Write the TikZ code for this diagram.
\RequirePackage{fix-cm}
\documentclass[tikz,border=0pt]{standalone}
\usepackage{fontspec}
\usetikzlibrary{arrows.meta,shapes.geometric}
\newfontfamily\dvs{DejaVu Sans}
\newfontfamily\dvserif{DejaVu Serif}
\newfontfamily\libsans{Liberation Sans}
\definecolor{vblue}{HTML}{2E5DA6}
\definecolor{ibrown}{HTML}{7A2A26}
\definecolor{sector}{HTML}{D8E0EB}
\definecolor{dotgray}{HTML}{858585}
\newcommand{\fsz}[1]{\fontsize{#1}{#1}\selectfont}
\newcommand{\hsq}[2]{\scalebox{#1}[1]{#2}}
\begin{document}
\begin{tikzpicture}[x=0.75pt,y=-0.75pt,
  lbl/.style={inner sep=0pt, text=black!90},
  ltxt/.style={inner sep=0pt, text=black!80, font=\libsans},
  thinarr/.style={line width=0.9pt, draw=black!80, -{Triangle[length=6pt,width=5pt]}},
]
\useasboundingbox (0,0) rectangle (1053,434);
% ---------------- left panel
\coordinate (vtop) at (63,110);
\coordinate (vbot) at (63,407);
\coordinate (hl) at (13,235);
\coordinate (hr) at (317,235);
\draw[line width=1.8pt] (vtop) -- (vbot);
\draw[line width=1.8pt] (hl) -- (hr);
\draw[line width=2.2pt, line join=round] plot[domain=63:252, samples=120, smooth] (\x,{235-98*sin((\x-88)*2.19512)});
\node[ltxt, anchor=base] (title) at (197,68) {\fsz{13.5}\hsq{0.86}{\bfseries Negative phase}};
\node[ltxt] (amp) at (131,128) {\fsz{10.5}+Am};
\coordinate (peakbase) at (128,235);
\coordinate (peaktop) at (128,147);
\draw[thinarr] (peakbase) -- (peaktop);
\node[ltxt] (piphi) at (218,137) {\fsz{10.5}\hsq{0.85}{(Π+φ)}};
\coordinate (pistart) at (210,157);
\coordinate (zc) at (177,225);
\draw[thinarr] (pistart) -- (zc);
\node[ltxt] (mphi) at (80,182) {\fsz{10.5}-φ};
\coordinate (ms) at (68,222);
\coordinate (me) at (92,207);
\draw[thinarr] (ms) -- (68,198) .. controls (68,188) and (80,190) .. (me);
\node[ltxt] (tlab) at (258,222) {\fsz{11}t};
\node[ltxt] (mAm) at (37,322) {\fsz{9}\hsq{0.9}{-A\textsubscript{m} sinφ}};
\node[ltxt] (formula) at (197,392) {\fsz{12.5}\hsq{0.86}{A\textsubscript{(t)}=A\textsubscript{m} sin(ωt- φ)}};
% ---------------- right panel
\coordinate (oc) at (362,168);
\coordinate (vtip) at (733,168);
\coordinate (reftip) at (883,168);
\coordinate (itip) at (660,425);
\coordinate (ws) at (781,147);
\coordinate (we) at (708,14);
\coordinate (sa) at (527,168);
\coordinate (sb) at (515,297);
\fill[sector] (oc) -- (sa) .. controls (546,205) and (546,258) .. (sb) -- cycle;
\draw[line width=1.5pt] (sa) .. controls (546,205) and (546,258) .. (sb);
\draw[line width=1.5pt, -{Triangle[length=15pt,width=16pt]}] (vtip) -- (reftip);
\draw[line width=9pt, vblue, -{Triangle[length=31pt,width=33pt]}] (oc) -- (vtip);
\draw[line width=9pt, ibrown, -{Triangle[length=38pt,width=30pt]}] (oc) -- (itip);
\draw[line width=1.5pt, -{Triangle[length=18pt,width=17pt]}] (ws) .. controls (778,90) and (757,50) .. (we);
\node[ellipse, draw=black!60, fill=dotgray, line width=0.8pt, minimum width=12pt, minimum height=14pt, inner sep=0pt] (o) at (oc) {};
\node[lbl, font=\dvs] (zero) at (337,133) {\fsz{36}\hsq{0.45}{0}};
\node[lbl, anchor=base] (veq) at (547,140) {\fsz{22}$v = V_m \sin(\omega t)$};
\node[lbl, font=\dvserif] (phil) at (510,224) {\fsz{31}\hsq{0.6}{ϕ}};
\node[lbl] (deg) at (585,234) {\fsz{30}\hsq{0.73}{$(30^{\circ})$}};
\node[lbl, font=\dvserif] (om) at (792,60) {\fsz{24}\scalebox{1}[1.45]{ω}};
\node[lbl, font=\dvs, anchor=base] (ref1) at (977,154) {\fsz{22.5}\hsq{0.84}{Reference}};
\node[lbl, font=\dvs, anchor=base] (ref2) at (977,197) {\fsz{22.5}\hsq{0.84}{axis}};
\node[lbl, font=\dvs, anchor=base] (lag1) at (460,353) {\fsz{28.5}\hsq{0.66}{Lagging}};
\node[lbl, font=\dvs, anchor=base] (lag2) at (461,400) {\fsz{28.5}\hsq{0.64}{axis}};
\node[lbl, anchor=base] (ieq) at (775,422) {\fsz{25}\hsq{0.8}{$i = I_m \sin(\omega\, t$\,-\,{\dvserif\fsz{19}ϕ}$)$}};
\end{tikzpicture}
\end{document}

--

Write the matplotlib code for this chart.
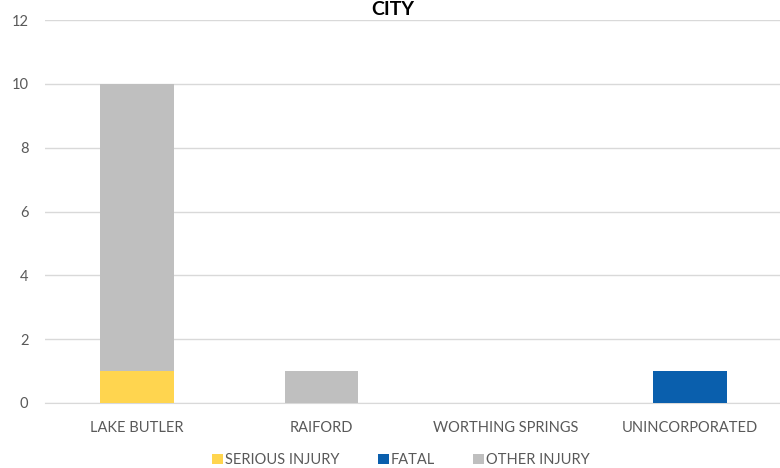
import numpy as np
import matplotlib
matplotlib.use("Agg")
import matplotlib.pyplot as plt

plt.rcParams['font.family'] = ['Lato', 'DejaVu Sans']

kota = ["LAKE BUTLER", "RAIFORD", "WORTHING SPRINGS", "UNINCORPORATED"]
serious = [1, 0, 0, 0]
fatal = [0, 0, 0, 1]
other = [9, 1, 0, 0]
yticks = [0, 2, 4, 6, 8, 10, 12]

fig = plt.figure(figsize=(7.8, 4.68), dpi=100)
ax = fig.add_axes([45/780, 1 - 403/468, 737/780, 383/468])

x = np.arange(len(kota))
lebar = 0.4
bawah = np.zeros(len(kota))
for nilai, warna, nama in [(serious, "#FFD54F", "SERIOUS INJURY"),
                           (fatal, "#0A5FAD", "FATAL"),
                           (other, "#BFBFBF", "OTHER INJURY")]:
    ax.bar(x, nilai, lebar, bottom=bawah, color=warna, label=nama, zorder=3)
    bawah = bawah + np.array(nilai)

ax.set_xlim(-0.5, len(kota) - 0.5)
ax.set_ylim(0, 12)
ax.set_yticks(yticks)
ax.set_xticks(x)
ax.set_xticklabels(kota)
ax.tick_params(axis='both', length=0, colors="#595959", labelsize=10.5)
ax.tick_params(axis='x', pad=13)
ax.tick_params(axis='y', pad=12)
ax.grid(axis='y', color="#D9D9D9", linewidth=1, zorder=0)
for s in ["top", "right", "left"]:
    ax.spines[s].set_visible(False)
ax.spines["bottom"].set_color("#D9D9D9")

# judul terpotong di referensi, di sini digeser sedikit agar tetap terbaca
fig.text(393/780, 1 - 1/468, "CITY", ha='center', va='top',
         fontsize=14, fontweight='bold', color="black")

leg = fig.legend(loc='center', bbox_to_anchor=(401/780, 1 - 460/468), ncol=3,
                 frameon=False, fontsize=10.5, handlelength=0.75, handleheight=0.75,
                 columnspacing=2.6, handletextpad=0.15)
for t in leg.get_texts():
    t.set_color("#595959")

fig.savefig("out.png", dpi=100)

* * *

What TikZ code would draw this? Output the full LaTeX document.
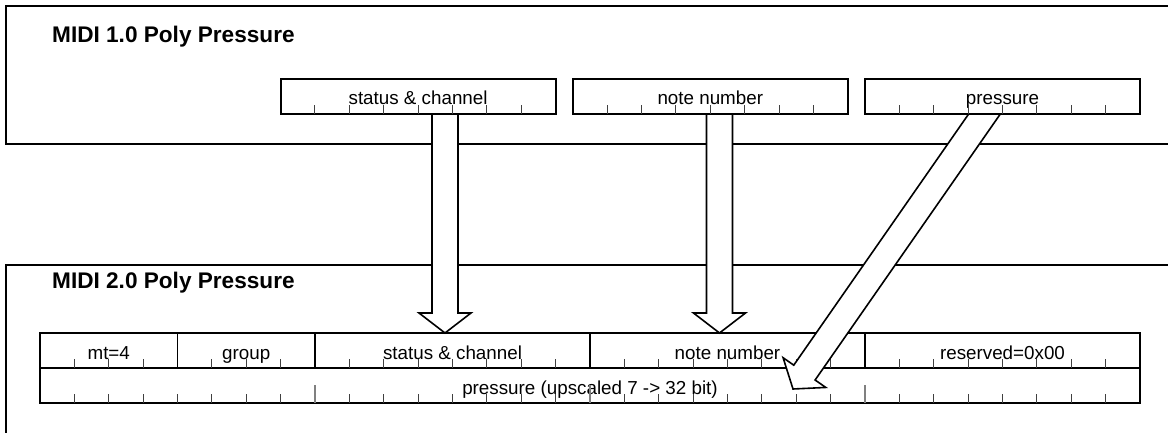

(TASK TO CARRY OUT): Leave the pictures out and print, exactly as written, every line from the one holding "Write the matplotlib code for this chart." down to the one holding "yticks = [0, 2, 4, 6, 8, 10, 12]", both of those included.

(SOLUTION TO THIS EXERCISE):
Write the matplotlib code for this chart.
import numpy as np
import matplotlib
matplotlib.use("Agg")
import matplotlib.pyplot as plt

plt.rcParams['font.family'] = ['Lato', 'DejaVu Sans']

kota = ["LAKE BUTLER", "RAIFORD", "WORTHING SPRINGS", "UNINCORPORATED"]
serious = [1, 0, 0, 0]
fatal = [0, 0, 0, 1]
other = [9, 1, 0, 0]
yticks = [0, 2, 4, 6, 8, 10, 12]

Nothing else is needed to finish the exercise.